If you do this, things get quite a bit better: contacts sync to the phone; email gains push (and in my opinion, the folder list and delete button work better). This is actually the method Google recommends for use with iOS. Again, only the main calendar syncs to the phone, but again, there’s a way to enable the other calendars, which is even more of a pain than the CalDAV method.

(Aside: I think the ability to get multiple calendars via Google Sync and EAS was recently added, because when I first set up my iPhone I couldn’t find this method, and resorted to adding my Gmail account twice: once using the “Exchange” account type for email and contacts with calendars disabled, and once using the “Gmail” account type for calendars with email disabled. This no longer seems necessary, but it may be a useful tip for anyone who wants Google contacts synced to their phone but for whatever reason don’t like the EAS/Google Sync behavior for email or calendars.)

You may also run into some problems with contact sync, documented on the “Google Sync known issues with iOS” page, under “Limited Contact Information”: “Phone number synchronization is limited to 2 Home numbers, 1 Home Fax, 1 Mobile, 1 Pager, 3 Work (one will be labeled ‘Company Main’) and one Work Fax number.” Another problem not described here is that phone numbers not exactly matching the expected labels (which are case sensitive) will not sync: I had dozens of friends who in in my Google contacts list had their mobile phone number labeled as “Mobile” instead of “mobile”, and these people showed up on my iPhone with no phone number at all.

The end result is that it’s possible to make iOS and Google accounts play nicely together, but it requires some up front knowledge, some extra steps in account step on the iOS device, and some extra massaging of, potentially, every entry in your address book to make sure the expected phone numbers sync.

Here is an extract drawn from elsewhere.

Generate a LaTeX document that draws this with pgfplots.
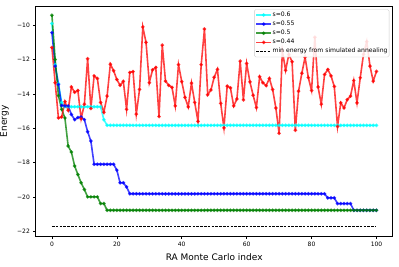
\documentclass[border=0pt]{standalone}
\usepackage{fontspec}
\setmainfont{DejaVu Sans}
\usepackage{pgfplots}
\pgfplotsset{compat=1.18}
\definecolor{mcyan}{rgb}{0,1,1}
\definecolor{mblue}{rgb}{0,0,1}
\definecolor{mgreen}{rgb}{0,0.5,0}
\definecolor{mred}{rgb}{1,0,0}
\begin{document}
\begin{tikzpicture}
\path[use as bounding box] (0,0) rectangle (399pt,266pt);
\begin{axis}[
  at={(35.7pt,29.3pt)}, anchor=south west,
  scale only axis, width=357pt, height=230.7pt,
  xmin=-5, xmax=105, ymin=-22.32, ymax=-8.88,
  xtick={0,20,40,60,80,100},
  ytick={-22,-20,-18,-16,-14,-12,-10},
  yticklabels={−22,−20,−18,−16,−14,−12,−10},
  tick align=outside, major tick length=2.3pt,
  xtick pos=left, ytick pos=left,
  tick style={black, line width=0.5pt},
  ticklabel style={font=\fontsize{6}{7}\selectfont},
  /pgf/number format/assume math mode=true,
  axis line style={black, line width=0.6pt},
  xlabel={RA Monte Carlo index}, ylabel={Energy},
  label style={font=\fontsize{9}{10}\selectfont},
  ylabel style={yshift=1.5pt},
  legend cell align=left,
  legend style={at={(1,1)}, anchor=north east, xshift=-3.4pt, yshift=-3.3pt,
    font=\fontsize{6.1}{7}\selectfont, draw=black!20, rounded corners=1.5pt,
    fill=white, fill opacity=0.85, text opacity=1, inner xsep=1pt, inner ysep=1pt,
    nodes={inner sep=0.6pt, text height=5.2pt, text depth=2.7pt}, row sep=0pt},
  legend image code/.code={\draw[mark repeat=2,mark phase=2,#1] plot coordinates {(0pt,0pt)(7.5pt,0pt)(15pt,0pt)};},
  every axis plot/.append style={line width=1.6pt, opacity=0.75, mark=*, mark size=0.85pt},
]
\addplot[mcyan, mark options={fill=mcyan, draw=mcyan}] coordinates {
(0,-9.9)(1,-12.3)(2,-13.4)(3,-14.5)(4,-14.75)(5,-14.75)(6,-14.75)(7,-14.75)(8,-14.75)(9,-14.75)
(10,-14.75)(11,-14.75)(12,-14.75)(13,-14.75)(14,-14.75)(15,-14.75)(16,-15.5)(17,-15.83)(18,-15.83)(19,-15.83)
(20,-15.83)(21,-15.83)(22,-15.83)(23,-15.83)(24,-15.83)(25,-15.83)(26,-15.83)(27,-15.83)(28,-15.83)(29,-15.83)
(30,-15.83)(31,-15.83)(32,-15.83)(33,-15.83)(34,-15.83)(35,-15.83)(36,-15.83)(37,-15.83)(38,-15.83)(39,-15.83)
(40,-15.83)(41,-15.83)(42,-15.83)(43,-15.83)(44,-15.83)(45,-15.83)(46,-15.83)(47,-15.83)(48,-15.83)(49,-15.83)
(50,-15.83)(51,-15.83)(52,-15.83)(53,-15.83)(54,-15.83)(55,-15.83)(56,-15.83)(57,-15.83)(58,-15.83)(59,-15.83)
(60,-15.83)(61,-15.83)(62,-15.83)(63,-15.83)(64,-15.83)(65,-15.83)(66,-15.83)(67,-15.83)(68,-15.83)(69,-15.83)
(70,-15.83)(71,-15.83)(72,-15.83)(73,-15.83)(74,-15.83)(75,-15.83)(76,-15.83)(77,-15.83)(78,-15.83)(79,-15.83)
(80,-15.83)(81,-15.83)(82,-15.83)(83,-15.83)(84,-15.83)(85,-15.83)(86,-15.83)(87,-15.83)(88,-15.83)(89,-15.83)
(90,-15.83)(91,-15.83)(92,-15.83)(93,-15.83)(94,-15.83)(95,-15.83)(96,-15.83)(97,-15.83)(98,-15.83)(99,-15.83)
(100,-15.83)};
\addlegendentry{s=0.6}
\addplot[mblue, mark options={fill=mblue, draw=mblue}] coordinates {
(0,-10.43)(1,-12.38)(2,-13.45)(3,-14.68)(4,-14.7)(5,-14.7)(6,-15.2)(7,-15.5)(8,-15.38)(9,-15.35)
(10,-15.5)(11,-16.2)(12,-16.75)(13,-18.1)(14,-18.1)(15,-18.1)(16,-18.1)(17,-18.1)(18,-18.1)(19,-18.1)
(20,-18.44)(21,-19.18)(22,-19.18)(23,-19.42)(24,-19.82)(25,-19.82)(26,-19.82)(27,-19.82)(28,-19.82)(29,-19.82)
(30,-19.82)(31,-19.82)(32,-19.82)(33,-19.82)(34,-19.82)(35,-19.82)(36,-19.82)(37,-19.82)(38,-19.82)(39,-19.82)
(40,-19.82)(41,-19.82)(42,-19.82)(43,-19.82)(44,-19.82)(45,-19.82)(46,-19.82)(47,-19.82)(48,-19.82)(49,-19.82)
(50,-19.82)(51,-19.82)(52,-19.82)(53,-19.82)(54,-19.82)(55,-19.82)(56,-19.82)(57,-19.82)(58,-19.82)(59,-19.82)
(60,-19.82)(61,-19.82)(62,-19.82)(63,-19.82)(64,-19.82)(65,-19.82)(66,-19.82)(67,-19.82)(68,-19.82)(69,-19.82)
(70,-19.82)(71,-19.82)(72,-19.82)(73,-19.82)(74,-19.82)(75,-19.82)(76,-19.82)(77,-19.82)(78,-19.82)(79,-19.82)
(80,-19.82)(81,-19.82)(82,-19.82)(83,-19.82)(84,-19.82)(85,-20.06)(86,-20.06)(87,-20.06)(88,-20.39)(89,-20.39)
(90,-20.39)(91,-20.39)(92,-20.39)(93,-20.78)(94,-20.78)(95,-20.78)(96,-20.78)(97,-20.78)(98,-20.78)(99,-20.78)
(100,-20.78)};
\addlegendentry{s=0.55}
\addplot[mgreen, mark options={fill=mgreen, draw=mgreen}] coordinates {
(0,-9.42)(1,-12.0)(2,-14.1)(3,-14.9)(4,-15.4)(5,-17.04)(6,-17.39)(7,-18.2)(8,-18.7)(9,-19.18)
(10,-19.57)(11,-20.0)(12,-20.0)(13,-20.0)(14,-20.0)(15,-20.39)(16,-20.39)(17,-20.78)(18,-20.78)(19,-20.78)
(20,-20.78)(21,-20.78)(22,-20.78)(23,-20.78)(24,-20.78)(25,-20.78)(26,-20.78)(27,-20.78)(28,-20.78)(29,-20.78)
(30,-20.78)(31,-20.78)(32,-20.78)(33,-20.78)(34,-20.78)(35,-20.78)(36,-20.78)(37,-20.78)(38,-20.78)(39,-20.78)
(40,-20.78)(41,-20.78)(42,-20.78)(43,-20.78)(44,-20.78)(45,-20.78)(46,-20.78)(47,-20.78)(48,-20.78)(49,-20.78)
(50,-20.78)(51,-20.78)(52,-20.78)(53,-20.78)(54,-20.78)(55,-20.78)(56,-20.78)(57,-20.78)(58,-20.78)(59,-20.78)
(60,-20.78)(61,-20.78)(62,-20.78)(63,-20.78)(64,-20.78)(65,-20.78)(66,-20.78)(67,-20.78)(68,-20.78)(69,-20.78)
(70,-20.78)(71,-20.78)(72,-20.78)(73,-20.78)(74,-20.78)(75,-20.78)(76,-20.78)(77,-20.78)(78,-20.78)(79,-20.78)
(80,-20.78)(81,-20.78)(82,-20.78)(83,-20.78)(84,-20.78)(85,-20.78)(86,-20.78)(87,-20.78)(88,-20.78)(89,-20.78)
(90,-20.78)(91,-20.78)(92,-20.78)(93,-20.78)(94,-20.78)(95,-20.78)(96,-20.78)(97,-20.78)(98,-20.78)(99,-20.78)
(100,-20.78)};
\addlegendentry{s=0.5}
\addplot[mred, mark options={fill=mred, draw=mred}] coordinates {
(0,-11.3)(1,-13.35)(2,-15.4)(3,-15.35)(4,-14.45)(5,-14.95)(6,-13.6)(7,-13.9)(8,-13.8)(9,-15.45)
(10,-14.6)(11,-11.95)(12,-14.85)(13,-12.95)(14,-13.1)(15,-14.5)(16,-15.07)(17,-14.13)(18,-12.27)(19,-12.65)
(20,-13.16)(21,-13.5)(22,-13.27)(23,-14.9)(24,-12.75)(25,-12.7)(26,-15.18)(27,-13.74)(28,-10.1)(29,-11.0)
(30,-13.35)(31,-12.6)(32,-12.46)(33,-15.32)(34,-11.16)(35,-13.26)(36,-13.5)(37,-13.62)(38,-14.7)(39,-12.3)
(40,-13.28)(41,-14.2)(42,-14.76)(43,-13.37)(44,-14.5)(45,-15.6)(46,-12.3)(47,-10.22)(48,-14.05)(49,-13.77)
(50,-13.03)(51,-12.57)(52,-14.55)(53,-15.98)(54,-13.55)(55,-13.65)(56,-14.7)(57,-14.3)(58,-12.09)(59,-14.35)
(60,-12.23)(61,-13.3)(62,-14.08)(63,-14.8)(64,-13.0)(65,-13.35)(66,-13.52)(67,-13.1)(68,-13.74)(69,-14.82)
(70,-16.3)(71,-11.5)(72,-12.63)(73,-11.7)(74,-12.13)(75,-16.12)(76,-13.84)(77,-12.8)(78,-11.86)(79,-13.05)
(80,-13.8)(81,-10.7)(82,-13.6)(83,-14.6)(84,-12.87)(85,-12.58)(86,-12.95)(87,-13.57)(88,-15.9)(89,-14.52)
(90,-14.82)(91,-14.33)(92,-14.13)(93,-13.22)(94,-14.52)(95,-13.06)(96,-11.7)(97,-10.95)(98,-12.38)(99,-13.26)
(100,-12.69)};
\addlegendentry{s=0.44}
\addplot[black, line width=0.75pt, opacity=1, mark=none, dash pattern=on 2.6pt off 1.2pt] coordinates {(0,-21.71)(100,-21.71)};
\addlegendentry{min energy from simulated annealing}
\end{axis}
\end{tikzpicture}
\end{document}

Is it possible to do better than this? Sure. The late webOS synced all my Google data (email, calendars and contacts) easily with no extra setup beyond choosing the Gmail account type and adding my credentials. Presumably Android is capable of similarly smooth integration. Apple may not be interested in smoothing the process in iOS because they’re wary of Google’s dominance and want to push their own cloud data services, but given the number of people who use both Gmail and iOS, I think they do their users a disservice.